AIM |
Transcribe every line exactly. Leave the pictures behind.

________________________________________

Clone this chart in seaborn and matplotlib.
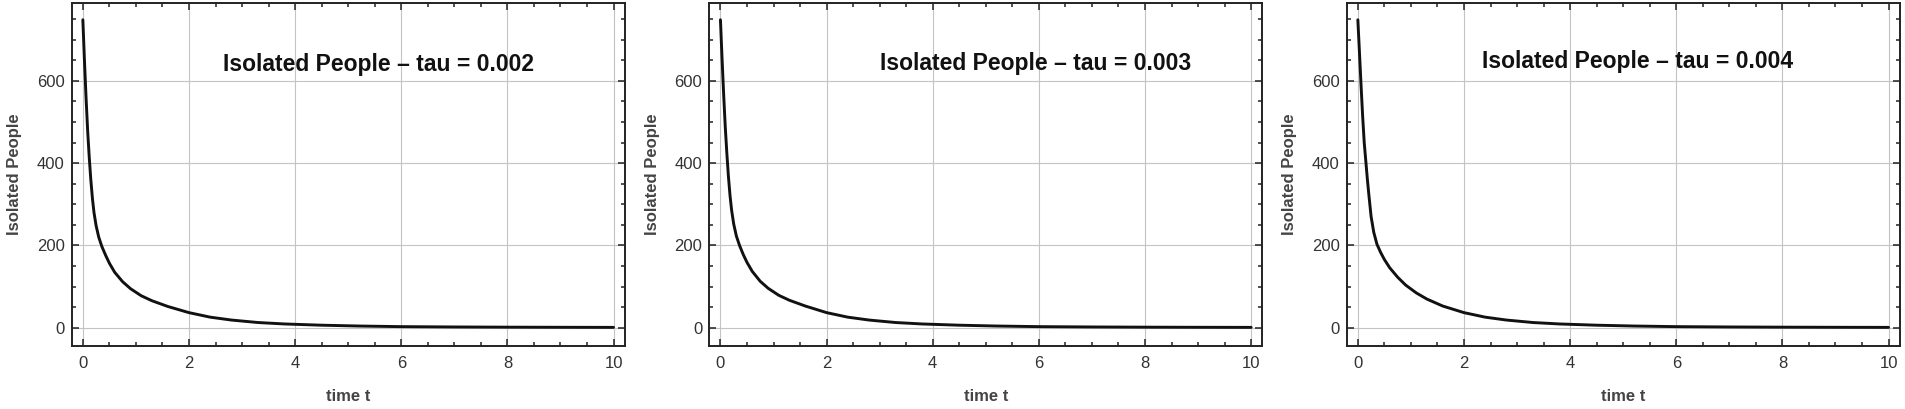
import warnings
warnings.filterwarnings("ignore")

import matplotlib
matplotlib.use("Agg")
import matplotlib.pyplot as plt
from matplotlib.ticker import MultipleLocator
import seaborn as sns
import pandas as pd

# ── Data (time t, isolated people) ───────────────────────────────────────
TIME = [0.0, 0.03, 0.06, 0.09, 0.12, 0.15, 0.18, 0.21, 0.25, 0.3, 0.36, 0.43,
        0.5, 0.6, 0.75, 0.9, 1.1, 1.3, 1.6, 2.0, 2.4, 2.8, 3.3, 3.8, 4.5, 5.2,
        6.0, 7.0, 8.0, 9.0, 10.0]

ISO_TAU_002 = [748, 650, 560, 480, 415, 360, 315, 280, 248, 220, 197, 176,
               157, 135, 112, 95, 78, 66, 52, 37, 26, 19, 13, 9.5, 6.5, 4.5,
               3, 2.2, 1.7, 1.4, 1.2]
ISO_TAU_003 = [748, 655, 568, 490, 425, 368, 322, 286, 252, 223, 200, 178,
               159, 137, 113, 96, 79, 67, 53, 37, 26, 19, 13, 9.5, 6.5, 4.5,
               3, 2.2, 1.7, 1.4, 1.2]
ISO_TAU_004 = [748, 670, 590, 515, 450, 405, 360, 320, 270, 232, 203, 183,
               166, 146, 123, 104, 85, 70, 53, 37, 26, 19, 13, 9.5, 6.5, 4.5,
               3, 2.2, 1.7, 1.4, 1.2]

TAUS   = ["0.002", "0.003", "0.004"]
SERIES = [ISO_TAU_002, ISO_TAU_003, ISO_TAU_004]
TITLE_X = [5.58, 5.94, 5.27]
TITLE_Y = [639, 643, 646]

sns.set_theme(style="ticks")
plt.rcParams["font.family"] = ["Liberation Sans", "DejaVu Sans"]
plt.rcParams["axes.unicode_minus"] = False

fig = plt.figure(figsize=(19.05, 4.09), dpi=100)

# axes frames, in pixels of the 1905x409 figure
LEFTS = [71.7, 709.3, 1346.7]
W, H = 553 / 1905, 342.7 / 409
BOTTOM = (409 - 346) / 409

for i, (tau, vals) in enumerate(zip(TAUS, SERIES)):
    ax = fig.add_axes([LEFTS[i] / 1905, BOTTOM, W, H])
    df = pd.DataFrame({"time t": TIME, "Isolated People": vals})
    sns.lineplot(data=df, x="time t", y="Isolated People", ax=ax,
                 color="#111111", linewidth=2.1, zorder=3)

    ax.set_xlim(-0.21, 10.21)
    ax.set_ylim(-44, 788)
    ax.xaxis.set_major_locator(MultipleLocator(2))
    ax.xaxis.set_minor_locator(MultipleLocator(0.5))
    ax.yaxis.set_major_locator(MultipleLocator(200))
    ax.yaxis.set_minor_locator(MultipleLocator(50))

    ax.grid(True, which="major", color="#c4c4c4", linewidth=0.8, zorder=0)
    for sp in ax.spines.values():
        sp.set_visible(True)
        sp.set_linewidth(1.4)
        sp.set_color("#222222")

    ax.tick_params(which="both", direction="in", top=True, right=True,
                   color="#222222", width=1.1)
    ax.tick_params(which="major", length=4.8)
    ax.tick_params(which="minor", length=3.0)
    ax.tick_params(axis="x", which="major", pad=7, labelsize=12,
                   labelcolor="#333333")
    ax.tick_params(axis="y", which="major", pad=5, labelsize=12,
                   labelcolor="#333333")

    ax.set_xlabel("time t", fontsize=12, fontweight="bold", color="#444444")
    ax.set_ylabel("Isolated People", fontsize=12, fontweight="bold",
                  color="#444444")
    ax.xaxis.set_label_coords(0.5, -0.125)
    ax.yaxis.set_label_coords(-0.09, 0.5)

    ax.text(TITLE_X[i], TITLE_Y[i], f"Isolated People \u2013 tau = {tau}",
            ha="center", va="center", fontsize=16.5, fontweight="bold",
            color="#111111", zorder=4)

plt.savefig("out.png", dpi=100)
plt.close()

________________________________________

RESPONSE TO THE EXERCISE |
Clone this chart in seaborn and matplotlib.
import warnings
warnings.filterwarnings("ignore")

import matplotlib
matplotlib.use("Agg")
import matplotlib.pyplot as plt
from matplotlib.ticker import MultipleLocator
import seaborn as sns
import pandas as pd

# ── Data (time t, isolated people) ───────────────────────────────────────
TIME = [0.0, 0.03, 0.06, 0.09, 0.12, 0.15, 0.18, 0.21, 0.25, 0.3, 0.36, 0.43,
        0.5, 0.6, 0.75, 0.9, 1.1, 1.3, 1.6, 2.0, 2.4, 2.8, 3.3, 3.8, 4.5, 5.2,
        6.0, 7.0, 8.0, 9.0, 10.0]

ISO_TAU_002 = [748, 650, 560, 480, 415, 360, 315, 280, 248, 220, 197, 176,
               157, 135, 112, 95, 78, 66, 52, 37, 26, 19, 13, 9.5, 6.5, 4.5,
               3, 2.2, 1.7, 1.4, 1.2]
ISO_TAU_003 = [748, 655, 568, 490, 425, 368, 322, 286, 252, 223, 200, 178,
               159, 137, 113, 96, 79, 67, 53, 37, 26, 19, 13, 9.5, 6.5, 4.5,
               3, 2.2, 1.7, 1.4, 1.2]
ISO_TAU_004 = [748, 670, 590, 515, 450, 405, 360, 320, 270, 232, 203, 183,
               166, 146, 123, 104, 85, 70, 53, 37, 26, 19, 13, 9.5, 6.5, 4.5,
               3, 2.2, 1.7, 1.4, 1.2]

TAUS   = ["0.002", "0.003", "0.004"]
SERIES = [ISO_TAU_002, ISO_TAU_003, ISO_TAU_004]
TITLE_X = [5.58, 5.94, 5.27]
TITLE_Y = [639, 643, 646]

sns.set_theme(style="ticks")
plt.rcParams["font.family"] = ["Liberation Sans", "DejaVu Sans"]
plt.rcParams["axes.unicode_minus"] = False

fig = plt.figure(figsize=(19.05, 4.09), dpi=100)

# axes frames, in pixels of the 1905x409 figure
LEFTS = [71.7, 709.3, 1346.7]
W, H = 553 / 1905, 342.7 / 409
BOTTOM = (409 - 346) / 409

for i, (tau, vals) in enumerate(zip(TAUS, SERIES)):
    ax = fig.add_axes([LEFTS[i] / 1905, BOTTOM, W, H])
    df = pd.DataFrame({"time t": TIME, "Isolated People": vals})
    sns.lineplot(data=df, x="time t", y="Isolated People", ax=ax,
                 color="#111111", linewidth=2.1, zorder=3)

    ax.set_xlim(-0.21, 10.21)
    ax.set_ylim(-44, 788)
    ax.xaxis.set_major_locator(MultipleLocator(2))
    ax.xaxis.set_minor_locator(MultipleLocator(0.5))
    ax.yaxis.set_major_locator(MultipleLocator(200))
    ax.yaxis.set_minor_locator(MultipleLocator(50))

    ax.grid(True, which="major", color="#c4c4c4", linewidth=0.8, zorder=0)
    for sp in ax.spines.values():
        sp.set_visible(True)
        sp.set_linewidth(1.4)
        sp.set_color("#222222")

    ax.tick_params(which="both", direction="in", top=True, right=True,
                   color="#222222", width=1.1)
    ax.tick_params(which="major", length=4.8)
    ax.tick_params(which="minor", length=3.0)
    ax.tick_params(axis="x", which="major", pad=7, labelsize=12,
                   labelcolor="#333333")
    ax.tick_params(axis="y", which="major", pad=5, labelsize=12,
                   labelcolor="#333333")

    ax.set_xlabel("time t", fontsize=12, fontweight="bold", color="#444444")
    ax.set_ylabel("Isolated People", fontsize=12, fontweight="bold",
                  color="#444444")
    ax.xaxis.set_label_coords(0.5, -0.125)
    ax.yaxis.set_label_coords(-0.09, 0.5)

    ax.text(TITLE_X[i], TITLE_Y[i], f"Isolated People \u2013 tau = {tau}",
            ha="center", va="center", fontsize=16.5, fontweight="bold",
            color="#111111", zorder=4)

plt.savefig("out.png", dpi=100)
plt.close()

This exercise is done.